Affirming women's rights
Hartford Courant: Earlier this spring, well over a half-million Americans rallied on the National Mall in Washington to reaffirm their support for abortion rights. It had been years since activists had felt such a compelling need to raise their voices in unison.
But with reproductive rights under assault from the Bush administration, Congress and state legislatures across the country, there's a greater urgency for supporters to step to the fore to ensure that women don't return to the days of back-alley abortions.
Last week, a federal judge in San Francisco temporarily put a stop to the infringement on a woman's right to choose by striking down a federal law that banned a procedure that backers of the law call partial-birth abortion.
The 2003 law outlawed a procedure known as intact dilation and extraction.
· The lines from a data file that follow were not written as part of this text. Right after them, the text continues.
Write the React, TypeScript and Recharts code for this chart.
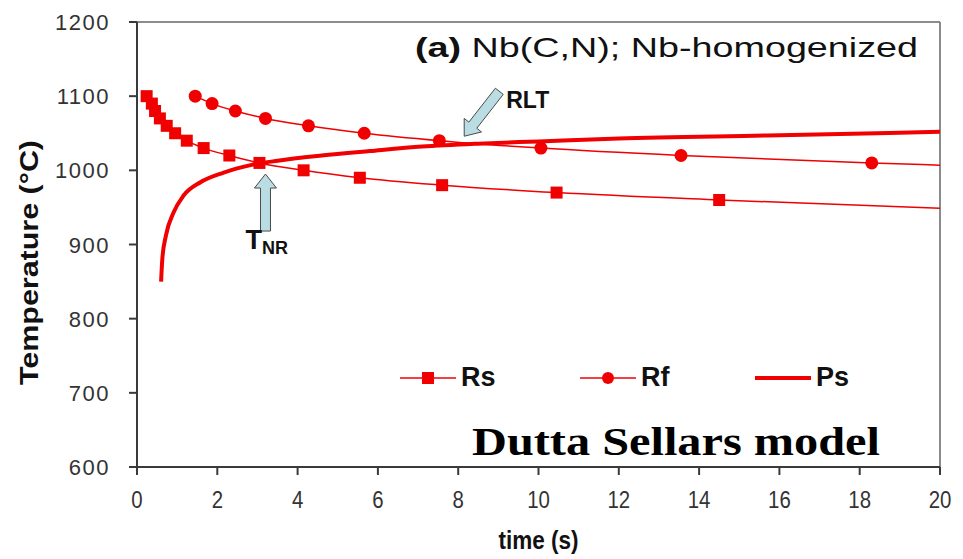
import { Line, LineChart, ReferenceDot, ReferenceLine, XAxis, YAxis } from "recharts";

const rsTime = [0.24, 0.37, 0.45, 0.57, 0.74, 0.95, 1.24, 1.66, 2.3, 3.05, 4.15, 5.55, 7.6, 10.45, 14.5, 20];
const rsTemp = [1100, 1090, 1080, 1070, 1060, 1050, 1040, 1030, 1020, 1010, 1000, 990, 980, 970, 960, 949];

const rfTime = [1.45, 1.87, 2.45, 3.2, 4.27, 5.66, 7.53, 10.06, 13.55, 18.3, 20];
const rfTemp = [1100, 1090, 1080, 1070, 1060, 1050, 1040, 1030, 1020, 1010, 1007];

const psTime = [0.6, 0.63, 0.72, 0.91, 1.16, 1.58, 2.16, 2.83, 3.5, 4.6, 5.8, 7.1, 8.5, 10, 12, 15.7, 20];
const psTemp = [850, 880, 912, 943, 966, 984, 997, 1007, 1013, 1020, 1026, 1032, 1036, 1039, 1043, 1047, 1052];

const xTicks = [0, 2, 4, 6, 8, 10, 12, 14, 16, 18, 20];
const yTicks = [600, 700, 800, 900, 1000, 1100, 1200];
const legendNames = ["Rs", "Rf", "Ps"];

// last Rs / Rf entries only extend the trend line to the frame, no marker
const rsData = rsTime.map((t, i) => ({ t, v: rsTemp[i], mark: i < rsTime.length - 1 }));
const rfData = rfTime.map((t, i) => ({ t, v: rfTemp[i], mark: i < rfTime.length - 1 }));
const psData = psTime.map((t, i) => ({ t, v: psTemp[i] }));

const RED = "#f00000";
const AXIS = "#3a3a3a";
const ARROW_FILL = "#b9dde2";
const SANS = "Liberation Sans, Arial, sans-serif";

function SquareDot(props: any) {
  const { cx, cy, payload, index } = props;
  if (!payload?.mark) return <g key={`rs-${index}`} />;
  return <rect key={`rs-${index}`} x={cx - 6} y={cy - 6} width={12} height={12} fill={RED} />;
}

function CircleDot(props: any) {
  const { cx, cy, payload, index } = props;
  if (!payload?.mark) return <g key={`rf-${index}`} />;
  return <circle key={`rf-${index}`} cx={cx} cy={cy} r={6.5} fill={RED} />;
}

const arrowShape = [
  [0, 0],
  [11, 14],
  [5, 14],
  [5, 57],
  [-5, 57],
  [-5, 14],
  [-11, 14],
];

// block arrow pointing up, tip at (cx, cy)
function UpArrow({ cx, cy }: any) {
  const pts = arrowShape.map(([x, y]) => `${cx + x},${cy + y}`).join(" ");
  return (
    <g>
      <polygon points={pts} fill={ARROW_FILL} stroke="#4a4a4a" strokeWidth={1} />
      <text x={cx - 20} y={cy + 75} fontFamily={SANS} fontWeight="bold" fontSize={27} fill="#111">
        T
        <tspan fontSize={18} dy={5}>NR</tspan>
      </text>
    </g>
  );
}

// block arrow pointing down-left, tip at (cx, cy)
function DiagArrow({ cx, cy }: any) {
  const a = (Math.PI / 180) * 38;
  const pts = arrowShape
    .map(([x, y]) => {
      const rx = x * Math.cos(a) - y * Math.sin(a);
      const ry = x * Math.sin(a) + y * Math.cos(a);
      return `${cx - rx},${cy - ry}`;
    })
    .join(" ");
  return (
    <g>
      <polygon points={pts} fill={ARROW_FILL} stroke="#4a4a4a" strokeWidth={1} />
      <text x={cx + 42} y={cy - 28} fontFamily={SANS} fontWeight="bold" fontSize={23} fill="#111">
        RLT
      </text>
    </g>
  );
}

function XTick({ x, y, payload }: any) {
  return (
    <g transform={`translate(${x} ${y})`}>
      <text x={0} y={31} textAnchor="middle" fill="#333" transform="scale(0.85 1)" style={{ fontFamily: SANS, fontSize: 24 }}>
        {payload.value}
      </text>
    </g>
  );
}

function YTick({ y, payload }: any) {
  return (
    <text x={110} y={y + 8} textAnchor="end" fill="#333" style={{ fontFamily: SANS, fontSize: 22, letterSpacing: 1.5 }}>
      {payload.value}
    </text>
  );
}

function LegendIcon({ kind }: { kind: string }) {
  return (
    <svg width={56} height={20} style={{ marginRight: 5 }}>
      <line x1={0} y1={10} x2={56} y2={10} stroke={RED} strokeWidth={kind === "Ps" ? 4 : 1.5} />
      {kind === "Rs" && <rect x={22} y={4} width={12} height={12} fill={RED} />}
      {kind === "Rf" && <circle cx={28} cy={10} r={6} fill={RED} />}
    </svg>
  );
}

const legendLeft = [400, 580, 755];

export default function App() {
  return (
    <div style={{ position: "relative", width: 963, height: 559, background: "#fff" }}>
      <style>{`body{margin:0}`}</style>
      <LineChart width={963} height={559} margin={{ top: 22, right: 23, bottom: 32, left: 0 }}>
        <XAxis
          dataKey="t"
          type="number"
          domain={[0, 20]}
          ticks={xTicks}
          allowDataOverflow
          height={60}
          stroke={AXIS}
          strokeWidth={2}
          tickSize={8}
          tick={XTick}
          label={(p: any) => {
            const vb = p.viewBox;
            const cx = vb.x + vb.width / 2;
            return (
              <g transform={`translate(${cx} ${vb.y + 82})`}>
                <text x={0} y={0} textAnchor="middle" fill="#111" transform="scale(0.9 1)" style={{ fontFamily: SANS, fontWeight: "bold", fontSize: 25 }}>
                  time (s)
                </text>
              </g>
            );
          }}
        />
        <YAxis
          dataKey="v"
          type="number"
          domain={[600, 1200]}
          ticks={yTicks}
          width={137}
          stroke={AXIS}
          strokeWidth={2}
          tickSize={8}
          tick={YTick}
          label={(p: any) => {
            const vb = p.viewBox;
            const cx = 38;
            const cy = vb.y + vb.height / 2 + 18;
            return (
              <text x={cx} y={cy} transform={`rotate(-90 ${cx} ${cy})`} textAnchor="middle" fontFamily={SANS} fontWeight="bold" fontSize={25} fill="#111" textLength={245} lengthAdjust="spacingAndGlyphs">
                Temperature (°C)
              </text>
            );
          }}
        />
        <ReferenceLine y={1200} stroke="#666" strokeWidth={1.5} />
        <ReferenceLine x={20} stroke="#666" strokeWidth={1.5} />
        <Line data={rsData} dataKey="v" name="Rs" type="monotone" stroke={RED} strokeWidth={1.5} dot={SquareDot} isAnimationActive={false} />
        <Line data={rfData} dataKey="v" name="Rf" type="monotone" stroke={RED} strokeWidth={1.5} dot={CircleDot} isAnimationActive={false} />
        <Line data={psData} dataKey="v" name="Ps" type="monotone" stroke={RED} strokeWidth={4} dot={false} isAnimationActive={false} />
        <ReferenceDot x={3.2} y={995} shape={UpArrow} />
        <ReferenceDot x={8.15} y={1046} shape={DiagArrow} />
      </LineChart>
      {legendNames.map((k, i) => (
        <div
          key={k}
          style={{ position: "absolute", left: legendLeft[i], top: 362, display: "flex", alignItems: "center", fontFamily: SANS, fontWeight: "bold", fontSize: 27, color: "#111" }}
        >
          <LegendIcon kind={k} />
          <span>{k}</span>
        </div>
      ))}
      <svg style={{ position: "absolute", left: 0, top: 0, pointerEvents: "none" }} width={963} height={559}>
        <text x={415} y={57} fontFamily={SANS} fontSize={28} fill="#111" textLength={503} lengthAdjust="spacingAndGlyphs">
          <tspan fontWeight="bold">(a)</tspan> Nb(C,N); Nb-homogenized
        </text>
        <text x={472} y={455} fontFamily="Liberation Serif, Times New Roman, serif" fontWeight="bold" fontSize={41} fill="#000" textLength={408} lengthAdjust="spacingAndGlyphs">
          Dutta Sellars model
        </text>
      </svg>
    </div>
  );
}
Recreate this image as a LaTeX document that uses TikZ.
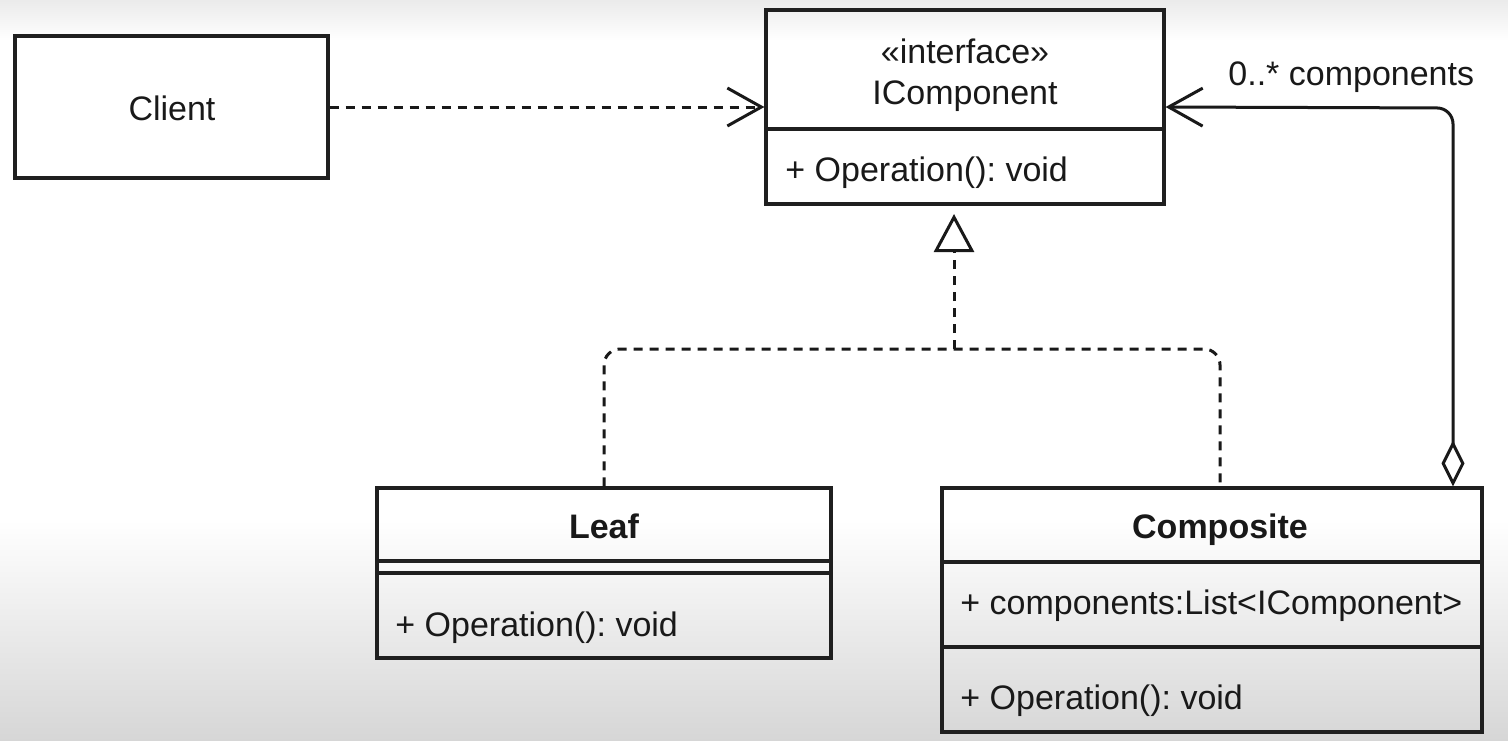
\documentclass[tikz,border=0pt]{standalone}
\usepackage{fontspec}
\setmainfont{Liberation Sans}
\frenchspacing
\usetikzlibrary{arrows.meta}
\tikzset{
  box/.style={draw=black!88, line width=1.6pt, inner sep=0pt},
  txt/.style={font=\fontsize{17}{20}\selectfont, inner sep=0pt, text=black!90},
  btxt/.style={txt, font=\fontsize{17}{20}\selectfont\bfseries},
  conn/.style={draw=black!90, line width=1.5pt},
  dsh/.style={conn, dash pattern=on 4.5pt off 3.5pt},
  barb/.style={-{Straight Barb[length=17pt,width=19pt,line width=1.5pt]}},
}
\begin{document}
\begin{tikzpicture}[x=0.5pt,y=-0.5pt]
\useasboundingbox (0,0) rectangle (1508,740);
\fill[white] (0,0) rectangle (1508,740);
\shade[top color=black!8, bottom color=white] (0,0) rectangle (1508,40);
\shade[top color=white, bottom color=black!16] (0,520) rectangle (1508,740);

% boxes
\node[box, minimum width=156.5pt, minimum height=71pt] (client) at (171.5,107) {};
\node[box, minimum width=199pt, minimum height=97pt] (icomp) at (965,107) {};
\node[box, minimum width=227pt, minimum height=85pt] (leaf) at (604,573) {};
\node[box, minimum width=270pt, minimum height=122pt] (comp) at (1212,610) {};

% dividers
\draw[box] (icomp.west |- 0,129) -- (icomp.east |- 0,129);
\draw[box] (leaf.west |- 0,561) -- (leaf.east |- 0,561);
\draw[box] (leaf.west |- 0,573) -- (leaf.east |- 0,573);
\draw[box] (comp.west |- 0,562) -- (comp.east |- 0,562);
\draw[box] (comp.west |- 0,647) -- (comp.east |- 0,647);

% texts
\node[txt, anchor=base] (tclient) at (172,120) {Client};
\node[txt, anchor=base] (tster) at (965,63) {«interface»};
\node[txt, anchor=base] (tname) at (965,104) {IComponent};
\node[txt, anchor=base west] (top1) at (785,181) {+ Operation(): void};
\node[btxt, anchor=base] (tleaf) at (604,538) {Leaf};
\node[txt, anchor=base west] (top2) at (395,636) {+ Operation(): void};
\node[btxt, anchor=base] (tcomp) at (1220,538) {Composite};
\node[txt, anchor=base west] (tfield) at (960,614) {+ components:List<IComponent>};
\node[txt, anchor=base west] (top3) at (960,709) {+ Operation(): void};
\node[txt, anchor=base west] (tmult) at (1228,85) {0..* components};

% client dependency
\draw[dsh, barb] (client.east) -- (icomp.west);

% realization
\coordinate (tip) at (954,214);
\coordinate (junc) at (954,349);
\draw[dsh, rounded corners=8pt] (leaf.north) -- (604,349) -- (1220,349) -- (1220,0 |- comp.north);
\draw[dsh, -{Triangle[open,length=19pt,width=20pt,line width=1.5pt]}] (junc) -- (tip);

% aggregation
\draw[conn, rounded corners=8pt, {Diamond[open,length=23pt,width=11.5pt,line width=1.5pt]}-{Straight Barb[length=17pt,width=19pt,line width=1.5pt]}]
  (1453,0 |- comp.north) -- (1453,108) -- (icomp.east);
\end{tikzpicture}
\end{document}
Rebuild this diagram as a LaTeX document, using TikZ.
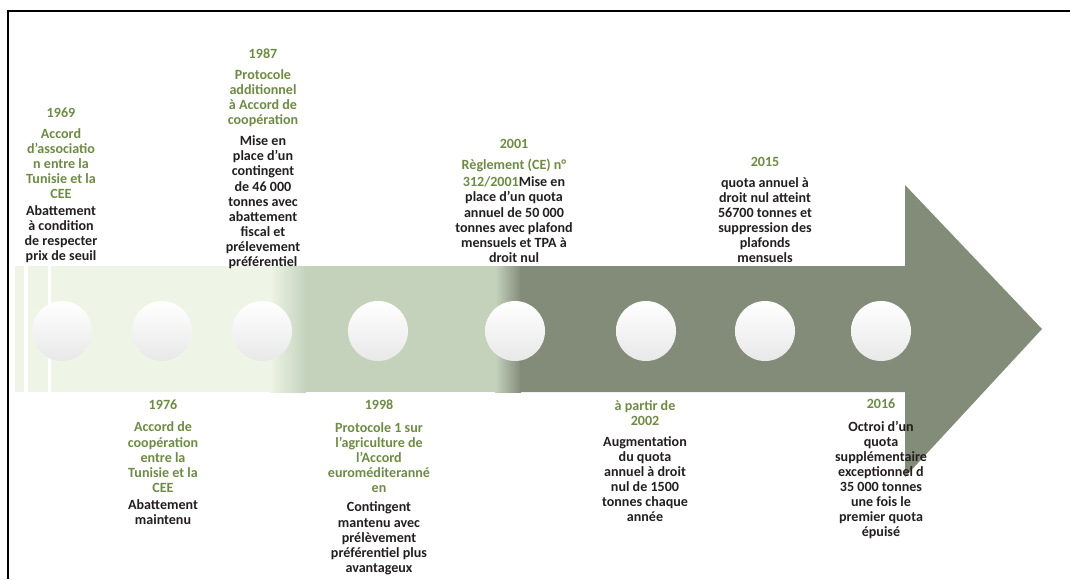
\documentclass[tikz,border=0pt]{standalone}
\usepackage{fontspec}
\setmainfont{Carlito}
\usetikzlibrary{positioning}
\definecolor{bandlight}{HTML}{EEF4E6}
\definecolor{bandmid}{HTML}{C4D2BC}
\definecolor{banddark}{HTML}{838C79}
\definecolor{yeargreen}{HTML}{6E8B45}
\definecolor{notetext}{HTML}{231F20}

\begin{document}
\begin{tikzpicture}[
  x=0.025cm, y=-0.025cm,
  head/.style={align=center, anchor=north, inner sep=0pt, text=yeargreen,
    font=\bfseries\fontsize{10}{10.7}\selectfont},
  body/.style={head, text=notetext},
  milestone/.style={circle, minimum size=1.5cm, inner sep=0pt,
    top color=white, middle color=white, bottom color=black!9}
]
\useasboundingbox (0,0) rectangle (1070,579);

% frame
\draw[line width=1pt] (8,579) -- (8,11) -- (1070,11);

% timeline arrow, light to dark
\fill[bandlight] (15,266) rectangle (272,392);
\shade[left color=bandlight, right color=bandmid] (270,266) rectangle (306,392);
\fill[bandmid] (305,266) rectangle (496,392);
\shade[left color=bandmid, right color=banddark] (495,266) rectangle (521,392);
\fill[banddark] (520,266) -- (905,266) -- (905,185) -- (1042,329)
  -- (905,477) -- (905,392) -- (520,392) -- cycle;
\fill[white] (24,266) rectangle (28,392);
\fill[white] (48,266) rectangle (51,392);

% milestones
\node[milestone] (m1969) at (62,331) {};
\node[milestone] (m1976) at (162,331) {};
\node[milestone] (m1987) at (262,331) {};
\node[milestone] (m1998) at (378,331) {};
\node[milestone] (m2001) at (515,331) {};
\node[milestone] (m2002) at (646,331) {};
\node[milestone] (m2015) at (765,331) {};
\node[milestone] (m2016) at (881,331) {};

% events above the arrow
\node[head] (h1969) at (61,108)
  {1969\\[4pt] Accord\\d'associatio\\n entre la\\Tunisie et la\\CEE};
\node[body, below=4.5pt of h1969] (b1969)
  {Abattement\\à condition\\de respecter\\prix de seuil};

\node[head] (h1987) at (263,49)
  {1987\\[4pt] Protocole\\additionnel\\à Accord de\\coopération};
\node[body, below=6pt of h1987] (b1987)
  {Mise en\\place d'un\\contingent\\de 46 000\\tonnes avec\\abattement\\fiscal et\\prélevement\\préférentiel};

\node[head] (h2001) at (514,139)
  {2001\\[4pt] Règlement (CE) n°};
\node[body, below=3.5pt of h2001] (b2001)
  {\textcolor{yeargreen}{312/2001}Mise en\\place d'un  quota\\annuel  de 50 000\\tonnes  avec plafond\\mensuels et TPA à\\droit nul};

\node[head] (h2015) at (765,157) {2015};
\node[body, below=7.5pt of h2015] (b2015)
  {quota annuel à\\droit nul atteint\\56700 tonnes et\\suppression des\\plafonds\\mensuels};

% events below the arrow
\node[head] (h1976) at (163,400)
  {1976\\[5pt] Accord de\\coopération\\entre la\\Tunisie et la\\CEE};
\node[body, below=5pt of h1976] (b1976)
  {Abattement\\maintenu};

\node[head] (h1998) at (379,400)
  {1998\\[5.5pt] Protocole  1 sur\\l'agriculture de\\l'Accord\\euroméditeranné\\en};
\node[body, below=6pt of h1998] (b1998)
  {Contingent\\mantenu avec\\prélèvement\\préférentiel plus\\avantageux};

\node[head] (h2002) at (645,400)
  {à partir de\\2002};
\node[body, below=7.5pt of h2002] (b2002)
  {Augmentation\\du quota\\annuel à droit\\nul de 1500\\tonnes chaque\\année};

\node[head] (h2016) at (881,399) {2016};
\node[body, below=8pt of h2016] (b2016)
  {Octroi d'un\\quota\\supplémentaire\\exceptionnel d\\35 000 tonnes\\une fois le\\premier quota\\épuisé};
\end{tikzpicture}
\end{document}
The ban made no exception for the health and well-being of the mother.
Inhumane
In arguing to uphold the law, government attorneys said the procedure is inhumane and never medically necessary. Adversaries saw the law as an erosion of a woman's right to choose as established by the U.S. Supreme Court in its 1973 decision, Roe v. Wade.
Judge Phyllis J. Hamilton supported the latter view. In declaring the new law unconstitutional, she said it placed an undue burden on women seeking abortions, was impermissibly vague and didn't do enough to protect the mother's health.
Two other legal challenges of the law are pending in federal courts in Nebraska and New York, practically guaranteeing that the issue will ultimately be decided by the Supreme Court.
In vowing to continue the prohibition battle, White House spokesman Scott McClellan, said, "The president is committed to building a culture of life in America." That culture of life must include respect for the lives and judgment of women.